=== Given material ===

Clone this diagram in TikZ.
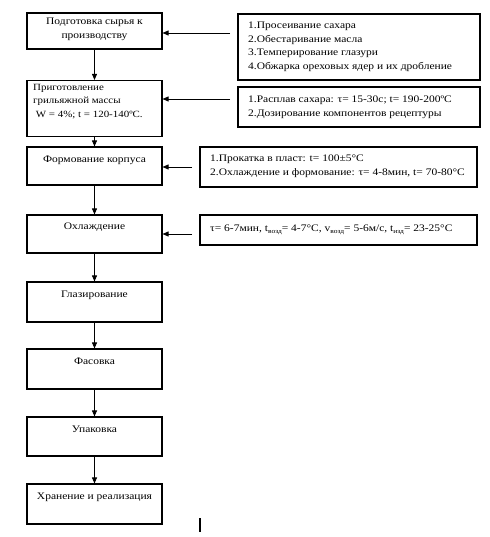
\documentclass[tikz,border=0pt]{standalone}
\usepackage{fontspec}
\setmainfont{Liberation Serif}[FakeStretch=1.15]
\usetikzlibrary{arrows.meta}
\newcommand{\sbs}[1]{\raisebox{-0.35ex}{\fontsize{6.5}{6.5}\selectfont #1}}
\begin{document}
\begin{tikzpicture}[x=1pt,y=-1pt,
  box/.style={draw,line width=1.1pt,inner sep=0pt,minimum width=135pt},
  rbox/.style={draw,line width=1.1pt,inner sep=0pt},
  txt/.style={font=\fontsize{10}{14}\selectfont,inner sep=0pt,align=center,anchor=north},
  rtxt/.style={font=\fontsize{10}{13.5}\selectfont,inner sep=0pt,align=left,anchor=north west},
  arr/.style={line width=0.9pt,-{Triangle[width=5pt,length=6pt]}}]
\useasboundingbox (0,0) rectangle (489,537);
% left boxes
\node[box,minimum height=36pt] (l1) at (94.5,31) {};
\node[box,minimum height=56pt] (l2) at (94.5,108.5) {};
\node[box,minimum height=38pt] (l3) at (94.5,166) {};
\node[box,minimum height=38pt] (l4) at (94.5,234) {};
\node[box,minimum height=40pt] (l5) at (94.5,302) {};
\node[box,minimum height=40pt] (l6) at (94.5,369) {};
\node[box,minimum height=39pt] (l7) at (94.5,436.5) {};
\node[box,minimum height=40pt] (l8) at (94.5,504) {};
\node[txt] (t1) at (94.5,18) {Подготовка сырья к\\производству};
\node[txt,font=\fontsize{9.5}{13.5}\selectfont,align=left,anchor=north west] (t2) at (33,84) {Приготовление\\грильяжной массы\\\ W = 4\%; t = 120-140ºС.};
\node[txt] (t3) at (94.5,156) {Формование корпуса};
\node[txt] (t4) at (94.5,223) {Охлаждение};
\node[txt] (t5) at (94.5,291) {Глазирование};
\node[txt] (t6) at (94.5,358) {Фасовка};
\node[txt] (t7) at (94.5,426) {Упаковка};
\node[txt] (t8) at (94.5,493) {Хранение и реализация};
% right boxes
\node[rbox,minimum width=242pt,minimum height=66pt] (r1) at (359,47) {};
\node[rbox,minimum width=242pt,minimum height=40pt] (r2) at (359,107) {};
\node[rbox,minimum width=277pt,minimum height=40pt] (r3) at (338.5,167) {};
\node[rbox,minimum width=277pt,minimum height=30pt] (r4) at (338.5,230) {};
\node[rtxt] (u1) at (248,22) {1.Просеивание  сахара\\2.Обестаривание  масла\\3.Темперирование  глазури\\4.Обжарка ореховых ядер  и их дробление};
\node[rtxt] (u2) at (248,96) {1.Расплав сахара:  τ= 15-30с;  t= 190-200ºС\\2.Дозирование компонентов  рецептуры};
\node[rtxt] (u3) at (210,155) {1.Прокатка в пласт:  t= 100±5°С\\2.Охлаждение  и формование:  τ= 4-8мин,  t= 70-80°С};
\node[rtxt] (u4) at (210,225) {τ= 6-7мин,  t\sbs{возд}= 4-7°С, v\sbs{возд}= 5-6м/с, t\sbs{изд}= 23-25°С};
% connectors
\draw[arr] (l1.south) -- (l2.north);
\draw[arr] (l2.south) -- (l3.north);
\draw[arr] (l3.south) -- (l4.north);
\draw[arr] (l4.south) -- (l5.north);
\draw[arr] (l5.south) -- (l6.north);
\draw[arr] (l6.south) -- (l7.north);
\draw[arr] (l7.south) -- (l8.north);
\coordinate (s1) at (230,33);
\coordinate (s2) at (230,99);
\coordinate (s3) at (192,167);
\coordinate (s4) at (192,234);
\draw[arr] (s1) -- (l1.east |- s1);
\draw[arr] (s2) -- (l2.east |- s2);
\draw[arr] (s3) -- (l3.east |- s3);
\draw[arr] (s4) -- (l4.east |- s4);
% stray mark
\coordinate (m1) at (200,518);
\coordinate (m2) at (200,532);
\draw[line width=1.3pt] (m1) -- (m2);
\end{tikzpicture}
\end{document}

=== The task ===
Output the data above without changes, apart from leaving out the pictures.

=== Task output ===
Clone this diagram in TikZ.
\documentclass[tikz,border=0pt]{standalone}
\usepackage{fontspec}
\setmainfont{Liberation Serif}[FakeStretch=1.15]
\usetikzlibrary{arrows.meta}
\newcommand{\sbs}[1]{\raisebox{-0.35ex}{\fontsize{6.5}{6.5}\selectfont #1}}
\begin{document}
\begin{tikzpicture}[x=1pt,y=-1pt,
  box/.style={draw,line width=1.1pt,inner sep=0pt,minimum width=135pt},
  rbox/.style={draw,line width=1.1pt,inner sep=0pt},
  txt/.style={font=\fontsize{10}{14}\selectfont,inner sep=0pt,align=center,anchor=north},
  rtxt/.style={font=\fontsize{10}{13.5}\selectfont,inner sep=0pt,align=left,anchor=north west},
  arr/.style={line width=0.9pt,-{Triangle[width=5pt,length=6pt]}}]
\useasboundingbox (0,0) rectangle (489,537);
% left boxes
\node[box,minimum height=36pt] (l1) at (94.5,31) {};
\node[box,minimum height=56pt] (l2) at (94.5,108.5) {};
\node[box,minimum height=38pt] (l3) at (94.5,166) {};
\node[box,minimum height=38pt] (l4) at (94.5,234) {};
\node[box,minimum height=40pt] (l5) at (94.5,302) {};
\node[box,minimum height=40pt] (l6) at (94.5,369) {};
\node[box,minimum height=39pt] (l7) at (94.5,436.5) {};
\node[box,minimum height=40pt] (l8) at (94.5,504) {};
\node[txt] (t1) at (94.5,18) {Подготовка сырья к\\производству};
\node[txt,font=\fontsize{9.5}{13.5}\selectfont,align=left,anchor=north west] (t2) at (33,84) {Приготовление\\грильяжной массы\\\ W = 4\%; t = 120-140ºС.};
\node[txt] (t3) at (94.5,156) {Формование корпуса};
\node[txt] (t4) at (94.5,223) {Охлаждение};
\node[txt] (t5) at (94.5,291) {Глазирование};
\node[txt] (t6) at (94.5,358) {Фасовка};
\node[txt] (t7) at (94.5,426) {Упаковка};
\node[txt] (t8) at (94.5,493) {Хранение и реализация};
% right boxes
\node[rbox,minimum width=242pt,minimum height=66pt] (r1) at (359,47) {};
\node[rbox,minimum width=242pt,minimum height=40pt] (r2) at (359,107) {};
\node[rbox,minimum width=277pt,minimum height=40pt] (r3) at (338.5,167) {};
\node[rbox,minimum width=277pt,minimum height=30pt] (r4) at (338.5,230) {};
\node[rtxt] (u1) at (248,22) {1.Просеивание  сахара\\2.Обестаривание  масла\\3.Темперирование  глазури\\4.Обжарка ореховых ядер  и их дробление};
\node[rtxt] (u2) at (248,96) {1.Расплав сахара:  τ= 15-30с;  t= 190-200ºС\\2.Дозирование компонентов  рецептуры};
\node[rtxt] (u3) at (210,155) {1.Прокатка в пласт:  t= 100±5°С\\2.Охлаждение  и формование:  τ= 4-8мин,  t= 70-80°С};
\node[rtxt] (u4) at (210,225) {τ= 6-7мин,  t\sbs{возд}= 4-7°С, v\sbs{возд}= 5-6м/с, t\sbs{изд}= 23-25°С};
% connectors
\draw[arr] (l1.south) -- (l2.north);
\draw[arr] (l2.south) -- (l3.north);
\draw[arr] (l3.south) -- (l4.north);
\draw[arr] (l4.south) -- (l5.north);
\draw[arr] (l5.south) -- (l6.north);
\draw[arr] (l6.south) -- (l7.north);
\draw[arr] (l7.south) -- (l8.north);
\coordinate (s1) at (230,33);
\coordinate (s2) at (230,99);
\coordinate (s3) at (192,167);
\coordinate (s4) at (192,234);
\draw[arr] (s1) -- (l1.east |- s1);
\draw[arr] (s2) -- (l2.east |- s2);
\draw[arr] (s3) -- (l3.east |- s3);
\draw[arr] (s4) -- (l4.east |- s4);
% stray mark
\coordinate (m1) at (200,518);
\coordinate (m2) at (200,532);
\draw[line width=1.3pt] (m1) -- (m2);
\end{tikzpicture}
\end{document}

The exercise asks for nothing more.